S’agissant des ambassadeurs de la puissance de Louis XIV sur les mers, les vaisseaux doivent par ailleurs être revêtus de leurs plus beaux atours. 


Dans un décret de 1678, Colbert déclare que

« l’intention du roi est qu’il soit fait, en chaque arsenal, des modèles en petit d’un vaisseau (…) et il faudra que ces modèles soient faits avec autant d’exactitude et de justesse qu’ils servent perpétuellement pour les mesures et les proportions à tous les vaisseaux qui seront construits dans l’avenir ».


C’est ainsi que sont réalisées de nombreuses maquettes d’arsenal, qui permettent de standardiser les modèles de vaisseaux, mais aussi d’étudier des projets de décors. Afin de magnifier la flotte du Roi-Soleil, les plus grands sculpteurs du temps sont mobilisés au sein des arsenaux royaux pour décorer les proues et les châteaux arrières des vaisseaux.


Cette maquette d’arsenal réalisée vers 1779 propose une ébauche de décor sur le thème de la déesse antique Cérès.

Maquette d’arsenal dite Cérès, v. 1779, collection musée mer marine


Sur l’ébauche élaborée d’une coque, ce type de maquette permet de présenter les projets de décoration aux autorités maritimes, voire même au roi, afin qu’ils donnent ou non leur aval en vue de la construction d’un véritable navire.


Ces projets peuvent également être soumis sous la forme de dessins préparatoires.

Projet d’éperon, Dessin d’arsenal, XVIIIe Siècle, collection Musée Mer Marine



Projet de décor de château arrière, Dessin d’arsenal, XVIIIe Siècle, collection Musée Mer Marine


L’un des plus beaux accomplissements des arsenaux royaux français est sans conteste le Soleil Royal, navire ainsi nommé en référence au Roi-Soleil. 

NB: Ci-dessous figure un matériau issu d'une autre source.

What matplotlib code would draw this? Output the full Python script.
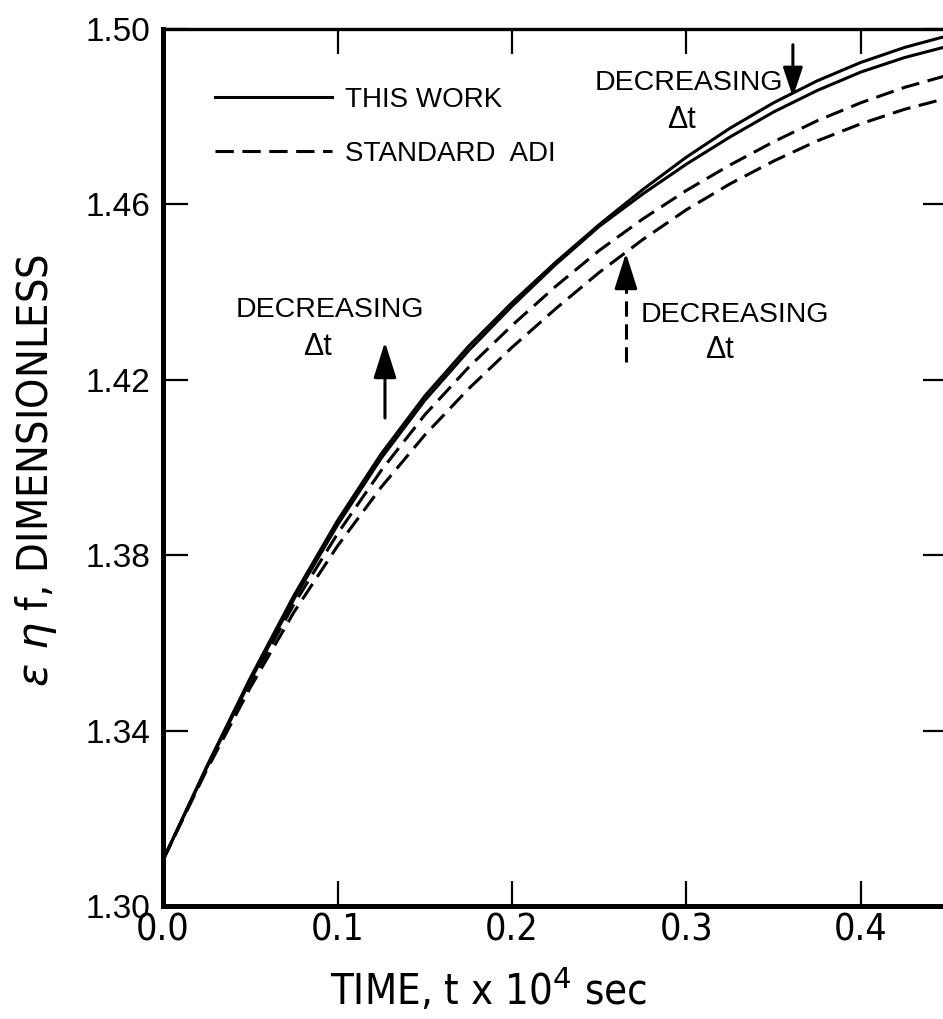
"""Time history of eps*eta*f: this work vs standard ADI, two time steps each."""
import matplotlib
matplotlib.use("Agg")
import matplotlib.pyplot as plt

# time, t x 10^4 sec
t = [0.0, 0.025, 0.05, 0.075, 0.1, 0.125, 0.15, 0.175, 0.2, 0.225,
     0.25, 0.275, 0.3, 0.325, 0.35, 0.375, 0.4, 0.425, 0.45]
# this work, smaller / larger dt
work_small_dt = [1.3105, 1.3318, 1.3520, 1.3708, 1.3879, 1.4031, 1.4163, 1.4276, 1.4376, 1.4468,
                 1.4554, 1.4634, 1.4708, 1.4774, 1.4832, 1.4882, 1.4924, 1.4958, 1.4985]
work_large_dt = [1.3105, 1.3315, 1.3514, 1.3700, 1.3869, 1.4021, 1.4153, 1.4266, 1.4368, 1.4463,
                 1.4550, 1.4624, 1.4692, 1.4754, 1.4811, 1.4860, 1.4902, 1.4935, 1.4961]
# standard ADI, smaller / larger dt
adi_small_dt = [1.3105, 1.3314, 1.3508, 1.3688, 1.3849, 1.3993, 1.4120, 1.4228, 1.4324, 1.4413,
                1.4495, 1.4567, 1.4632, 1.4690, 1.4743, 1.4791, 1.4832, 1.4867, 1.4895]
adi_large_dt = [1.3105, 1.3310, 1.3498, 1.3670, 1.3821, 1.3955, 1.4074, 1.4179, 1.4274, 1.4362,
                1.4445, 1.4520, 1.4588, 1.4647, 1.4699, 1.4745, 1.4784, 1.4817, 1.4843]

x_ticks = [0.0, 0.1, 0.2, 0.3, 0.4]
x_ticklabels = ["0.0", "0.1", "0.2", "0.3", "0.4"]
y_ticks = [1.30, 1.34, 1.38, 1.42, 1.46, 1.50]
y_ticklabels = ["1.30", "1.34", "1.38", "1.42", "1.46", "1.50"]

legend_labels = ["THIS WORK", "STANDARD  ADI"]

# annotations: arrows as (x, y_tail, y_tip); notes as [DECREASING centre, Δt centre]
arrow_left = (0.1272, 1.4113, 1.4286)
arrow_top = (0.361, 1.4964, 1.4845)
arrow_right = (0.2653, 1.4241, 1.4489)
note_left = [(0.0957, 1.4359), (0.0883, 1.4275)]
note_top = [(0.3014, 1.4877), (0.2974, 1.4792)]
note_right = [(0.3278, 1.4348), (0.3192, 1.4268)]

plt.rcParams["font.family"] = ["Liberation Sans", "DejaVu Sans"]
NARROW = dict(family="DejaVu Sans", fontstretch="condensed")

fig = plt.figure(figsize=(9.43, 10.19), dpi=100)
ax = fig.add_axes([0.1729, 0.1109, 0.8326, 0.8606])

lw = 2.2
dash = (0, (6, 2.8))
ax.plot(t, work_small_dt, color="black", lw=lw, label=legend_labels[0])
ax.plot(t, work_large_dt, color="black", lw=lw)
ax.plot(t, adi_small_dt, color="black", lw=lw, ls=dash, label=legend_labels[1])
ax.plot(t, adi_large_dt, color="black", lw=lw, ls=dash)

ax.set_xlim(0, 0.45)
ax.set_ylim(1.30, 1.50)
ax.set_xticks(x_ticks)
ax.set_xticklabels(x_ticklabels, fontsize=27, **NARROW)
ax.set_yticks(y_ticks)
ax.set_yticklabels(y_ticklabels, fontsize=24)
ax.tick_params(direction="in", length=18, width=1.6, top=True, right=True)
ax.tick_params(axis="x", pad=5)
ax.tick_params(axis="y", pad=9)
for side in ("left", "bottom"):
    ax.spines[side].set_linewidth(3.6)
for side in ("top", "right"):
    ax.spines[side].set_linewidth(2.4)

ax.set_xlabel("TIME, t x 10$^4$ sec", fontsize=30, **NARROW)
ax.xaxis.set_label_coords(0.415, -0.070)
ax.set_ylabel(r"$\epsilon\ \eta$ f, DIMENSIONLESS", fontsize=31, **NARROW)
ax.yaxis.set_label_coords(-0.132, 0.497)

ax.legend(loc="upper left", bbox_to_anchor=(0.066, 0.934), frameon=False,
          fontsize=20, handlelength=4.2, handletextpad=0.5, labelspacing=1.0,
          borderpad=0, borderaxespad=0)

# arrows
head = dict(arrowstyle="-|>,head_length=1.1,head_width=0.35", color="black",
            lw=2.2, shrinkA=0, shrinkB=0, mutation_scale=20)
x, y0, y1 = arrow_left
ax.annotate("", xy=(x, y1), xytext=(x, y0), arrowprops=head)
x, y0, y1 = arrow_top
ax.annotate("", xy=(x, y1), xytext=(x, y0),
            arrowprops=dict(head, arrowstyle="-|>,head_length=0.9,head_width=0.3"))
x, y0, y1 = arrow_right
ax.plot([x, x], [y0, y1 - 0.004], color="black", lw=2.2, ls=(0, (5, 2.5)))
ax.annotate("", xy=(x, y1), xytext=(x, y1 - 0.005), arrowprops=head)

for (xa, ya), (xb, yb) in (note_left, note_top, note_right):
    ax.text(xa, ya, "DECREASING", fontsize=20.5, ha="center", va="center")
    ax.text(xb, yb, "Δt", fontsize=22, ha="center", va="center")

fig.savefig("out.png", dpi=100)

Cette maquette montre la richesse des décors réalisés par Antoine Coysevox et Pierre Puget, célébrés parmi les plus grands sculpteurs de leur temps.

Le Soleil Royal (château arrière), maquette à l’échelle 1/30, collection Musée Mer Marine


Lancé en décembre 1669, le Soleil Royal illustre l’âge d’or de la Marine Royale de Louis XIV, que l’on peut considérer comme la première flotte européenne de 1670 à 1708, avec une stabilisation autour de 120 vaisseaux. Le Soleil Royal est notamment vainqueur  des flottes anglaises et hollandaises lors de la bataille de Béveziers, sous le commandement de l’amiral de Tourville. Sa disparition lors de la défaite de La Hougue en 1692 marque un premier revers pour cette puissante flotte qui, malgré quelques grands succès économiques à la fin du XVIIe siècle, va progressivement décliner après 1708 tandis que la situation financière du royaume nécessite l’arrêt de la construction de nouveaux vaisseaux. 


Mais celle que l’on surnommera la « Royale » est née, et le secrétariat d’État de la Marine, voulu par Colbert et comportant la Marine de guerre, le commerce et les colonies, perdurera presque tout au long du XVIIIe siècle avant de devenir un ministère.